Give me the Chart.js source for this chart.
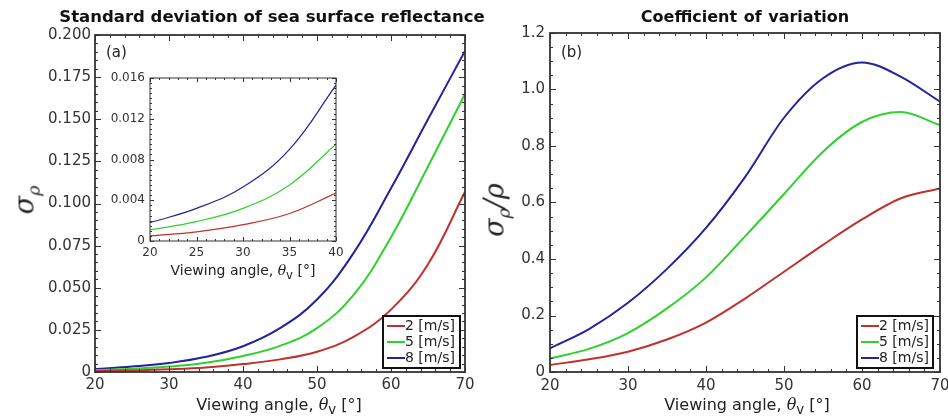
<!DOCTYPE html>
<html>
<head>
<meta charset="utf-8">
<script src="https://cdn.jsdelivr.net/npm/chart.js@4.4.1/dist/chart.umd.min.js"></script>
<style>
  body { margin: 0; background: #fff; }
  #wrap { position: relative; width: 948px; height: 419px; font-family: "DejaVu Sans", Verdana, sans-serif; color: #222; }
  canvas { position: absolute; }
  .lbl { position: absolute; white-space: nowrap; line-height: 1; }
  .ttl { font-weight: bold; color: #111; transform: translate(-50%, -50%); }
  .xt { font-size: 16px; transform: translateX(-50%); }
  .xt i { font-family: "DejaVu Serif", serif; }
  .yt { font-family: "DejaVu Serif", serif; font-style: italic; font-size: 27px; transform: translate(-50%, -50%) rotate(-90deg); }
  .yt sub { font-size: 65%; }
  .pl { font-size: 15px; }
</style>
</head>
<body>
<div id="wrap">
  <canvas id="left" width="474" height="419" style="left:0;top:0"></canvas>
  <canvas id="inset" width="264" height="215" style="left:90px;top:70px"></canvas>
  <canvas id="right" width="474" height="419" style="left:474px;top:0"></canvas>

  <div class="lbl ttl" style="left:272px;top:17px;font-size:16.5px">Standard deviation of sea surface reflectance</div>
  <div class="lbl ttl" style="left:745px;top:17px;font-size:16px;word-spacing:1px">Coefficient of variation</div>
  <div class="lbl yt" style="left:27px;top:200px">σ<sub>ρ</sub></div>
  <div class="lbl yt" style="left:497px;top:210px">σ<sub>ρ</sub>/ρ</div>
  <div class="lbl xt" style="left:279px;top:397px">Viewing angle, <i>θ</i><sub>v</sub> [°]</div>
  <div class="lbl xt" style="left:747px;top:397px">Viewing angle, <i>θ</i><sub>v</sub> [°]</div>
  <div class="lbl xt" style="left:243px;top:263px;font-size:14px">Viewing angle, <i>θ</i><sub>v</sub> [°]</div>
  <div class="lbl pl" style="left:106px;top:45px">(a)</div>
  <div class="lbl pl" style="left:561px;top:45px">(b)</div>
</div>

<script>
// Değerler (her 5 derecede bir)
const angles = [20, 25, 30, 35, 40, 45, 50, 55, 60, 65, 70];
const windLabels = ['2 [m/s]', '5 [m/s]', '8 [m/s]'];
const colors = ['#c0302c', '#2ed12e', '#23239a'];

// (a) yansıma standart sapması
const sigma2 = [0.0005, 0.0009, 0.0016, 0.0027, 0.0047, 0.0075, 0.012, 0.021, 0.037, 0.064, 0.107];
const sigma5 = [0.0011, 0.0019, 0.0032, 0.0055, 0.0095, 0.0155, 0.026, 0.046, 0.080, 0.122, 0.165];
const sigma8 = [0.0018, 0.0032, 0.0053, 0.0090, 0.0153, 0.026, 0.043, 0.071, 0.109, 0.150, 0.1905];

// (b) değişim katsayısı
const cov2 = [0.025, 0.045, 0.072, 0.115, 0.175, 0.26, 0.355, 0.45, 0.54, 0.615, 0.65];
const cov5 = [0.048, 0.082, 0.138, 0.225, 0.335, 0.48, 0.63, 0.78, 0.885, 0.92, 0.874];
const cov8 = [0.084, 0.152, 0.245, 0.365, 0.51, 0.69, 0.90, 1.04, 1.096, 1.045, 0.957];

const insetMaxAngle = 40;

// Çerçeve ve içe dönük tik çizgileri
const frameTicks = {
  id: 'frameTicks',
  afterDatasetsDraw(chart, args, o) {
    const { ctx, chartArea: a, scales: { x, y } } = chart;
    ctx.save();
    ctx.strokeStyle = '#333';
    ctx.lineWidth = 1;
    const tick = (scale, step, len) => {
      const n = Math.round((scale.max - scale.min) / step);
      for (let i = 0; i <= n; i++) {
        const p = Math.round(scale.getPixelForValue(scale.min + i * step)) + 0.5;
        ctx.beginPath();
        if (scale.isHorizontal()) {
          ctx.moveTo(p, a.bottom); ctx.lineTo(p, a.bottom - len);
          ctx.moveTo(p, a.top); ctx.lineTo(p, a.top + len);
        } else {
          ctx.moveTo(a.left, p); ctx.lineTo(a.left + len, p);
          ctx.moveTo(a.right, p); ctx.lineTo(a.right - len, p);
        }
        ctx.stroke();
      }
    };
    tick(x, o.xMinor, o.minor);
    tick(x, o.xMajor, o.major);
    tick(y, o.yMinor, o.minor);
    tick(y, o.yMajor, o.major);
    ctx.lineWidth = o.border;
    ctx.strokeRect(a.left, a.top, a.width, a.height);
    ctx.restore();
  }
};

// Kutulu lejant (sağ alt köşe)
const boxLegend = {
  id: 'boxLegend',
  afterDraw(chart, args, o) {
    if (!o.show) return;
    const { ctx, chartArea: a } = chart;
    const x0 = a.right - o.right - o.width;
    const y0 = a.bottom - o.bottom - o.height;
    ctx.save();
    ctx.fillStyle = '#fff';
    ctx.fillRect(x0, y0, o.width, o.height);
    ctx.strokeStyle = '#111';
    ctx.lineWidth = 2;
    ctx.strokeRect(x0, y0, o.width, o.height);
    ctx.font = '14px "DejaVu Sans"';
    ctx.textBaseline = 'middle';
    chart.data.datasets.forEach((ds, i) => {
      const yy = y0 + 10 + i * 16;
      ctx.strokeStyle = ds.borderColor;
      ctx.lineWidth = 2;
      ctx.beginPath();
      ctx.moveTo(x0 + 4, yy);
      ctx.lineTo(x0 + 22, yy);
      ctx.stroke();
      ctx.fillStyle = '#222';
      ctx.fillText(ds.label, x0 + 22, yy);
    });
    ctx.restore();
  }
};

Chart.register(frameTicks, boxLegend);

function makeSets(series, maxAngle, width, smooth) {
  return series.map((vals, i) => ({
    label: windLabels[i],
    data: angles.map((a, j) => ({ x: a, y: vals[j] })).filter(p => p.x <= maxAngle),
    borderColor: colors[i],
    borderWidth: width,
    pointRadius: 0,
    tension: 0.4,
    cubicInterpolationMode: smooth,
    fill: false
  }));
}

// Eksen kutusunun boyutunu sabitle (etiket taşması için eklenen boşlukları kaldır)
function fixBox(s, size) {
  if (s.isHorizontal()) s.height = size; else s.width = size;
  s.paddingLeft = 0; s.paddingRight = 0; s.paddingTop = 0; s.paddingBottom = 0;
}

function makeChart(id, cfg) {
  return new Chart(document.getElementById(id), {
    type: 'line',
    data: { datasets: makeSets(cfg.series, cfg.maxAngle, cfg.lineWidth, cfg.smooth) },
    options: {
      responsive: false,
      animation: false,
      layout: { padding: cfg.padding },
      plugins: {
        legend: { display: false },
        tooltip: { enabled: false },
        title: { display: false },
        frameTicks: cfg.frame,
        boxLegend: cfg.legend
      },
      scales: {
        x: {
          type: 'linear',
          min: cfg.x[0], max: cfg.x[1],
          grid: { display: false, drawTicks: false },
          border: { display: false },
          ticks: { stepSize: cfg.x[2], color: '#333', padding: cfg.tickPad, maxRotation: 0,
                   font: { family: 'DejaVu Sans', size: cfg.fontSize } },
          afterFit: s => fixBox(s, cfg.xHeight)
        },
        y: {
          min: cfg.y[0], max: cfg.y[1],
          grid: { display: false, drawTicks: false },
          border: { display: false },
          ticks: { stepSize: cfg.y[2], color: '#333', padding: cfg.tickPad,
                   font: { family: 'DejaVu Sans', size: cfg.fontSize },
                   callback: v => v === 0 ? '0' : v.toFixed(cfg.decimals) },
          afterFit: s => fixBox(s, cfg.yWidth)
        }
      }
    }
  });
}

makeChart('left', {
  series: [sigma2, sigma5, sigma8], maxAngle: 70, lineWidth: 2, smooth: 'default',
  padding: { left: 0, right: 9, top: 35, bottom: 0 },
  x: [20, 70, 10], y: [0, 0.2, 0.025], decimals: 3, fontSize: 15, tickPad: 4,
  xHeight: 47, yWidth: 95,
  frame: { xMajor: 10, xMinor: 2, yMajor: 0.025, yMinor: 0.005, major: 6, minor: 3, border: 1.8 },
  legend: { show: true, width: 77, height: 52, right: 5, bottom: 4 }
});

makeChart('inset', {
  series: [sigma2, sigma5, sigma8], maxAngle: insetMaxAngle, lineWidth: 1.2, smooth: 'default',
  padding: { left: 0, right: 18, top: 8, bottom: 0 },
  x: [20, 40, 5], y: [0, 0.016, 0.004], decimals: 3, fontSize: 12, tickPad: 5,
  xHeight: 44, yWidth: 60,
  frame: { xMajor: 5, xMinor: 1, yMajor: 0.004, yMinor: 0.0005, major: 4, minor: 2, border: 1 },
  legend: { show: false }
});

makeChart('right', {
  series: [cov2, cov5, cov8], maxAngle: 70, lineWidth: 2, smooth: 'monotone',
  padding: { left: 0, right: 8, top: 33, bottom: 0 },
  x: [20, 70, 10], y: [0, 1.2, 0.2], decimals: 1, fontSize: 15, tickPad: 5,
  xHeight: 47, yWidth: 76,
  frame: { xMajor: 10, xMinor: 2, yMajor: 0.2, yMinor: 0.05, major: 6, minor: 3, border: 1.8 },
  legend: { show: true, width: 76, height: 52, right: 7, bottom: 4 }
});
</script>
</body>
</html>
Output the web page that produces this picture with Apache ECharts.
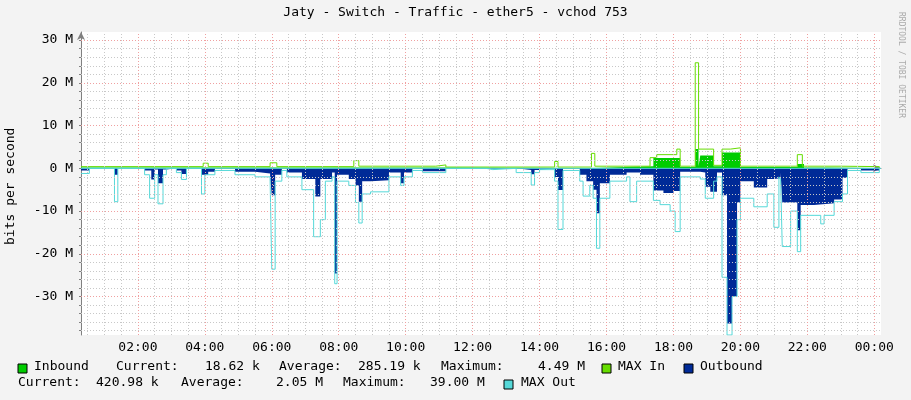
<!DOCTYPE html>
<html><head><meta charset="utf-8">
<script src="https://cdn.jsdelivr.net/npm/echarts@6/dist/echarts.min.js"></script>
<style>html,body{margin:0;padding:0;background:#f3f3f3}#c{width:911px;height:400px}</style>
</head><body><div id="c"></div>
<script>
const xTickHours = [2,4,6,8,10,12,14,16,18,20,22,24];
const yTickValues = [-30,-20,-10,0,10,20,30];
const inbound = [[0.3,0.2],[11.5,0.1],[15.5,0.5],[17.4,2.4],[18.2,0.3],[18.65,4.5],[18.75,0.5],[18.8,3],[19.2,0.5],[19.45,3.7],[20.0,0.3],[21.7,1],[21.9,0.2],[24.15,0.1]];
const maxIn = [[0.3,0.4],[3.95,1.2],[4.1,0.4],[5.95,1.3],[6.15,0.4],[8.45,1.8],[8.6,0.5],[10.9,0.8],[11.2,0.3],[14.45,1.6],[14.55,0.3],[15.55,3.5],[15.65,0.5],[17.3,2.5],[17.5,3.2],[18.1,4.5],[18.2,0.5],[18.65,24.7],[18.75,4.5],[19.2,0.7],[19.45,4.5],[19.7,4.8],[20.0,0.5],[21.7,3.2],[21.85,0.5],[23.0,0.4],[24.15,0.1]];
const outbound = [[0.3,-0.5],[0.55,0],[1.3,-1.5],[1.4,0],[2.2,-0.5],[2.4,-2.6],[2.5,-0.3],[2.6,-3.5],[2.75,-0.3],[2.85,0],[3.15,-0.5],[3.3,-1.3],[3.45,0],[3.9,-1.5],[4.1,-0.8],[4.3,0],[4.9,-0.8],[5.5,-1.2],[5.95,-2],[6.0,-6.3],[6.1,-1.5],[6.3,0],[6.45,-1],[6.9,-2.5],[7.3,-6.6],[7.45,-2.5],[7.8,-1],[7.88,-24.6],[7.95,-1.5],[8.3,-2.5],[8.5,-4],[8.6,-7.8],[8.7,-3],[8.95,-2.8],[9.5,-1],[9.85,-3.5],[9.95,-1],[10.2,0],[10.5,-0.7],[11.2,0],[12.4,-0.2],[12.6,0],[13.3,-0.4],[13.75,-1.4],[13.85,-0.4],[14.0,0],[14.45,-2],[14.55,-5.1],[14.7,0],[15.2,-1.5],[15.4,-3],[15.6,-5],[15.7,-10.5],[15.8,-3.5],[16.1,-1.5],[16.6,-1],[17.0,-1.5],[17.4,-5.2],[17.7,-5.8],[18.0,-5.3],[18.2,-0.8],[18.8,-1],[18.95,-4.3],[19.1,-5.5],[19.3,-1],[19.45,-6.3],[19.6,-36.3],[19.75,-30],[19.9,-8],[20.0,-3],[20.4,-4.5],[20.8,-2.5],[21.0,-2.3],[21.2,-1],[21.25,-8],[21.7,-14.5],[21.8,-8.6],[22.2,-8.2],[22.8,-7.3],[23.05,-2.2],[23.2,0],[23.6,-0.5],[24.15,0]];
const maxOut = [[0.3,-1.2],[0.55,0],[1.3,-7.8],[1.4,0],[2.2,-1.5],[2.35,-7],[2.5,-1.5],[2.6,-8.3],[2.75,-1.5],[2.85,0],[3.15,-1],[3.3,-2.6],[3.45,0],[3.9,-6],[4.0,-1.5],[4.3,-0.5],[4.9,-1.5],[5.5,-2],[5.95,-3],[6.0,-23.6],[6.1,-3],[6.3,-0.5],[6.45,-2],[6.9,-5],[7.25,-16],[7.45,-12],[7.6,-3],[7.8,-2],[7.88,-27],[7.95,-3],[8.3,-4],[8.5,-8],[8.6,-12.8],[8.7,-6],[8.95,-5.5],[9.5,-2],[9.85,-4],[9.95,-2],[10.2,-0.5],[10.5,-1],[11.2,0],[12.4,-0.3],[12.6,0],[13.3,-1],[13.75,-3.9],[13.85,-1],[14.0,-0.3],[14.45,-3],[14.55,-14.3],[14.7,-0.5],[15.2,-3],[15.3,-6.5],[15.5,-4],[15.6,-7],[15.7,-18.7],[15.8,-7],[16.1,-3],[16.6,-2],[16.7,-7.8],[16.9,-3],[17.4,-7.5],[17.6,-8.5],[17.9,-10],[18.05,-14.8],[18.2,-2],[18.8,-2.5],[18.95,-7],[19.2,-3],[19.3,-2],[19.45,-25.5],[19.6,-39],[19.75,-30],[19.9,-12],[20.0,-7],[20.4,-9],[20.8,-6],[21.0,-13.8],[21.15,-2],[21.2,-2.5],[21.25,-18.3],[21.5,-10],[21.7,-19.5],[21.8,-11],[22.2,-11],[22.4,-13],[22.5,-11],[22.8,-7.8],[23.05,-6],[23.2,-0.5],[23.6,-1],[24.15,0]];

const X0=0.3, X1=24.2, Y0=-39, Y1=31.9;
const halfHours=[]; for(let h=0.5;h<X1;h+=0.5) halfHours.push(h);
const twoM=[]; for(let v=-38;v<=30;v+=2) twoM.push(v);
const mono='DejaVu Sans Mono';
const gl=[];
halfHours.forEach(h=>{ if(h%2!==0) gl.push({xAxis:h,lineStyle:{color:'#c8c8c8',type:[1,2],width:1}}); });
twoM.forEach(v=>{ if(v%10!==0) gl.push({yAxis:v,lineStyle:{color:'#c8c8c8',type:[1,2],width:1}}); });
xTickHours.forEach(h=>gl.push({xAxis:h,lineStyle:{color:'#f0a0a0',type:[1,2],width:1}}));
yTickValues.forEach(v=>{ if(v!==0) gl.push({yAxis:v,lineStyle:{color:'#f0a0a0',type:[1,2],width:1}}); });

const chart=echarts.init(document.getElementById('c'));
function txt(x,y,s){return {type:'text',left:x,top:y,style:{text:s,font:'13px "'+mono+'"',fill:'#000'}};}
function box(x,y,c){return {type:'rect',shape:{x:x,y:y,width:9,height:9},style:{fill:c,stroke:'#000',lineWidth:1}};}
chart.setOption({
  backgroundColor:'#f3f3f3', animation:false,
  grid:{left:81,right:30,top:32,bottom:65,show:true,backgroundColor:'#fff',borderWidth:0},
  xAxis:{type:'value',min:X0,max:X1,
    axisLine:{lineStyle:{color:'#808080'},symbol:['none','arrow'],symbolSize:[6,8]},
    axisTick:{customValues:halfHours,length:2,lineStyle:{color:'#808080'}},
    axisLabel:{customValues:xTickHours,formatter:v=>String(Math.round(v)%24).padStart(2,'0')+':00',color:'#000',fontFamily:mono,fontSize:13,margin:6},
    splitLine:{show:false}},
  yAxis:{type:'value',min:Y0,max:Y1,
    axisLine:{show:true,lineStyle:{color:'#808080'},symbol:['none','arrow'],symbolSize:[6,8]},
    axisTick:{customValues:twoM,length:2,show:true,lineStyle:{color:'#808080'}},
    axisLabel:{customValues:yTickValues,formatter:v=>v+' M',color:'#000',fontFamily:mono,fontSize:13,margin:8},
    splitLine:{show:false}},
  series:[
    {type:'line',data:[],silent:true,markLine:{silent:true,symbol:'none',label:{show:false},data:gl}},
    {name:'Inbound',type:'line',step:'end',data:inbound,symbol:'none',lineStyle:{width:0},areaStyle:{color:'#00cc00',opacity:1},z:3},
    {name:'Outbound',type:'line',step:'end',data:outbound,symbol:'none',lineStyle:{width:0},areaStyle:{color:'#002a97',opacity:1},z:3},
    {name:'MAX In',type:'line',step:'end',data:maxIn,symbol:'none',lineStyle:{width:1,color:'#66dd00'},z:4},
    {name:'MAX Out',type:'line',step:'end',data:maxOut,symbol:'none',lineStyle:{width:1,color:'#55d8d8'},z:4},
    {type:'line',data:[[X0,0],[X1,0]],symbol:'none',lineStyle:{width:1,color:'#55d8d8'},z:5,silent:true}
  ],
  graphic:[
    {type:'text',left:'center',top:6,style:{text:'Jaty - Switch - Traffic - ether5 - vchod 753',font:'13px "'+mono+'"',fill:'#000'}},
    {type:'text',x:4,y:245,rotation:Math.PI/2,style:{text:'bits per second',font:'13px "'+mono+'"',fill:'#000'}},
    {type:'text',x:905,y:12,rotation:-Math.PI/2,style:{text:'RRDTOOL / TOBI OETIKER',font:'8px "'+mono+'"',fill:'#aaa'}},
    box(18,364,'#00cc00'),txt(34,360,'Inbound'),txt(116,360,'Current:'),txt(205,360,'18.62 k'),txt(279,360,'Average:'),txt(358,360,'285.19 k'),txt(441,360,'Maximum:'),txt(538,360,'4.49 M'),
    box(602,364,'#66dd00'),txt(618,360,'MAX In'),box(684,364,'#002a97'),txt(700,360,'Outbound'),
    txt(18,376,'Current:'),txt(96,376,'420.98 k'),txt(181,376,'Average:'),txt(276,376,'2.05 M'),txt(343,376,'Maximum:'),txt(430,376,'39.00 M'),
    box(504,380,'#55d8d8'),txt(521,376,'MAX Out')
  ]
});
</script></body></html>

::::::::

Exercise description:
Of the lines above, copy each that contains "this".

Expected answer:
Give me the Chart.js source for this chart.
Output the web page that produces this picture with Apache ECharts.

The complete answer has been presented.